From the first line of the data below through the line holding "const yTicks = [0, 50, 100, 150];", output each line exactly and leave the pictures out.

**SOURCE EXCERPT**

(begin)

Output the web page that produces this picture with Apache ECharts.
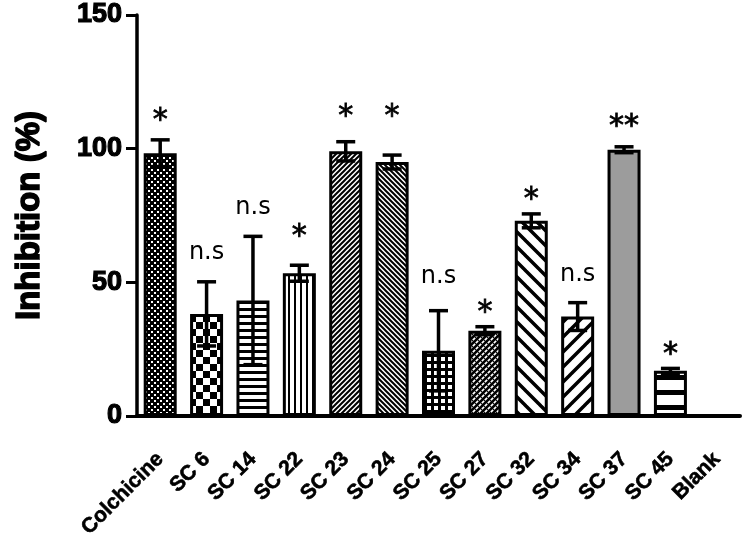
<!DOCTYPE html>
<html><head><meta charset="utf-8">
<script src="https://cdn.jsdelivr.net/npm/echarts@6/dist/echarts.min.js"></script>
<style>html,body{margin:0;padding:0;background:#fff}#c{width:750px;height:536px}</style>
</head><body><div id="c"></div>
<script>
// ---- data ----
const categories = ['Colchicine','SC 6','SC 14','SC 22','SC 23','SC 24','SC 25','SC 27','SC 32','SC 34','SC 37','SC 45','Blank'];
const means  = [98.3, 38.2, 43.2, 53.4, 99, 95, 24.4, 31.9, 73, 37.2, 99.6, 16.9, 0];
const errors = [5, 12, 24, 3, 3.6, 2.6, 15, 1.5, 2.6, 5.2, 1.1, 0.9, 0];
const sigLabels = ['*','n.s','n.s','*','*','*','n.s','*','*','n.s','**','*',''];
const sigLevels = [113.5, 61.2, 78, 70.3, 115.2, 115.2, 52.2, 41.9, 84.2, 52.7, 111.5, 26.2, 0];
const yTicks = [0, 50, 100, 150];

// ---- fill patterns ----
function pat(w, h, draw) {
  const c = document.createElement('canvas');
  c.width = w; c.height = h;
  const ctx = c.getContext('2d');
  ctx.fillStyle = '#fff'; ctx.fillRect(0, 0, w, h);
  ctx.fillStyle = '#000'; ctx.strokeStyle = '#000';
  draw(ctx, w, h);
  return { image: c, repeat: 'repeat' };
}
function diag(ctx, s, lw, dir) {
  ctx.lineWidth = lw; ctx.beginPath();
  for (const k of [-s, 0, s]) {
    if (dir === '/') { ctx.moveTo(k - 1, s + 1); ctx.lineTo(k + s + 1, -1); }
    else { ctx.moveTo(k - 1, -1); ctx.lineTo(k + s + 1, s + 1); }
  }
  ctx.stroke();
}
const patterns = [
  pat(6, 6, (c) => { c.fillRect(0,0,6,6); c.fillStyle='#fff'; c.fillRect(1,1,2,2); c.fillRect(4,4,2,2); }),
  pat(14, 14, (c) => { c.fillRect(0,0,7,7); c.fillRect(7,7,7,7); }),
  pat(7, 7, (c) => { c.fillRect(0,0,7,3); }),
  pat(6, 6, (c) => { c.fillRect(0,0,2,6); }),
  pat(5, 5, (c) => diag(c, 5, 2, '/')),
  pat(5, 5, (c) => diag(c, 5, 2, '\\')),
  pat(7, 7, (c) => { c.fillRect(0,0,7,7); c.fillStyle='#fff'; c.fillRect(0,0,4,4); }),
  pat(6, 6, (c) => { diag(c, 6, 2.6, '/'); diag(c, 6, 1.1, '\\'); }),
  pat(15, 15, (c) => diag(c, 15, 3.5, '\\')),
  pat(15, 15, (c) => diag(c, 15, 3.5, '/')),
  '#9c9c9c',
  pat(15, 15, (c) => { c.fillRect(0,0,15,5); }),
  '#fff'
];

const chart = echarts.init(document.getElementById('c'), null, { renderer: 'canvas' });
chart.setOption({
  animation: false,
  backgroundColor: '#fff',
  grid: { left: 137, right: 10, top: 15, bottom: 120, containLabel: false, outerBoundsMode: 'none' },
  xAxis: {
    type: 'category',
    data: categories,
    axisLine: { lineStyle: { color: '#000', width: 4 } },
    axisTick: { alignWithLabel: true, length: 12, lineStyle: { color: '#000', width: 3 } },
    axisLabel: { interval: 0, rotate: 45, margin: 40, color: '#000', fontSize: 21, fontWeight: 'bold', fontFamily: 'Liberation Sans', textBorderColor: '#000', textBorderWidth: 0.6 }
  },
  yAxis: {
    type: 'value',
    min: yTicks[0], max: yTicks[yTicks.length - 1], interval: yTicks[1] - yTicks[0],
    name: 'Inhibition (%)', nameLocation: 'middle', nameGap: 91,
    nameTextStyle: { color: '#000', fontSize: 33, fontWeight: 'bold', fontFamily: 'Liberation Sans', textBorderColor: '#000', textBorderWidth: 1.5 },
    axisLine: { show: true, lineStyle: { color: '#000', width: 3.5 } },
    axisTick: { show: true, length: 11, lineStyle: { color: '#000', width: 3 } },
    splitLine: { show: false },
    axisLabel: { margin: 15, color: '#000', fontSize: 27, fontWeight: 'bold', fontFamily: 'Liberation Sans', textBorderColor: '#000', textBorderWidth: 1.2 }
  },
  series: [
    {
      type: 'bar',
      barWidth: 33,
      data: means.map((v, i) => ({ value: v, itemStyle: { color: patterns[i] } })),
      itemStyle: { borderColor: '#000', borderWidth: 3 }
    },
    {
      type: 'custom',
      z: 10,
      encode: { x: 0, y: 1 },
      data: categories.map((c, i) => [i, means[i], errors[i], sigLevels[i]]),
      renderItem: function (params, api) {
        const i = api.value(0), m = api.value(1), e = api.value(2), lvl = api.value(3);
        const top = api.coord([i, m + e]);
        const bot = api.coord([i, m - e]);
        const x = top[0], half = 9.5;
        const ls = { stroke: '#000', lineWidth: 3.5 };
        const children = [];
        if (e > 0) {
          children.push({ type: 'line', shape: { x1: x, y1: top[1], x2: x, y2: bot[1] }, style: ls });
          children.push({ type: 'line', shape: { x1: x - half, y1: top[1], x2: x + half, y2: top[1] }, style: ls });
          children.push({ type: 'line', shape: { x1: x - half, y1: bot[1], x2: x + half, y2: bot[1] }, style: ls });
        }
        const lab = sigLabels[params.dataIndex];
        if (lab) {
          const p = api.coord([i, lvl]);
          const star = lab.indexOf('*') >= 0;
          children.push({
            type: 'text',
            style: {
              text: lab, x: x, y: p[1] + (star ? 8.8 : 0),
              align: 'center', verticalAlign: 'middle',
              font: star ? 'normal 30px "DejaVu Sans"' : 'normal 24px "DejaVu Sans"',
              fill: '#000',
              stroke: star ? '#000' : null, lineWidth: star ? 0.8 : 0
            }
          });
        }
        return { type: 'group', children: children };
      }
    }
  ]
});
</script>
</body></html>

(end)

**WORKED ANSWER**
Output the web page that produces this picture with Apache ECharts.
<!DOCTYPE html>
<html><head><meta charset="utf-8">
<script src="https://cdn.jsdelivr.net/npm/echarts@6/dist/echarts.min.js"></script>
<style>html,body{margin:0;padding:0;background:#fff}#c{width:750px;height:536px}</style>
</head><body><div id="c"></div>
<script>
// ---- data ----
const categories = ['Colchicine','SC 6','SC 14','SC 22','SC 23','SC 24','SC 25','SC 27','SC 32','SC 34','SC 37','SC 45','Blank'];
const means  = [98.3, 38.2, 43.2, 53.4, 99, 95, 24.4, 31.9, 73, 37.2, 99.6, 16.9, 0];
const errors = [5, 12, 24, 3, 3.6, 2.6, 15, 1.5, 2.6, 5.2, 1.1, 0.9, 0];
const sigLabels = ['*','n.s','n.s','*','*','*','n.s','*','*','n.s','**','*',''];
const sigLevels = [113.5, 61.2, 78, 70.3, 115.2, 115.2, 52.2, 41.9, 84.2, 52.7, 111.5, 26.2, 0];
const yTicks = [0, 50, 100, 150];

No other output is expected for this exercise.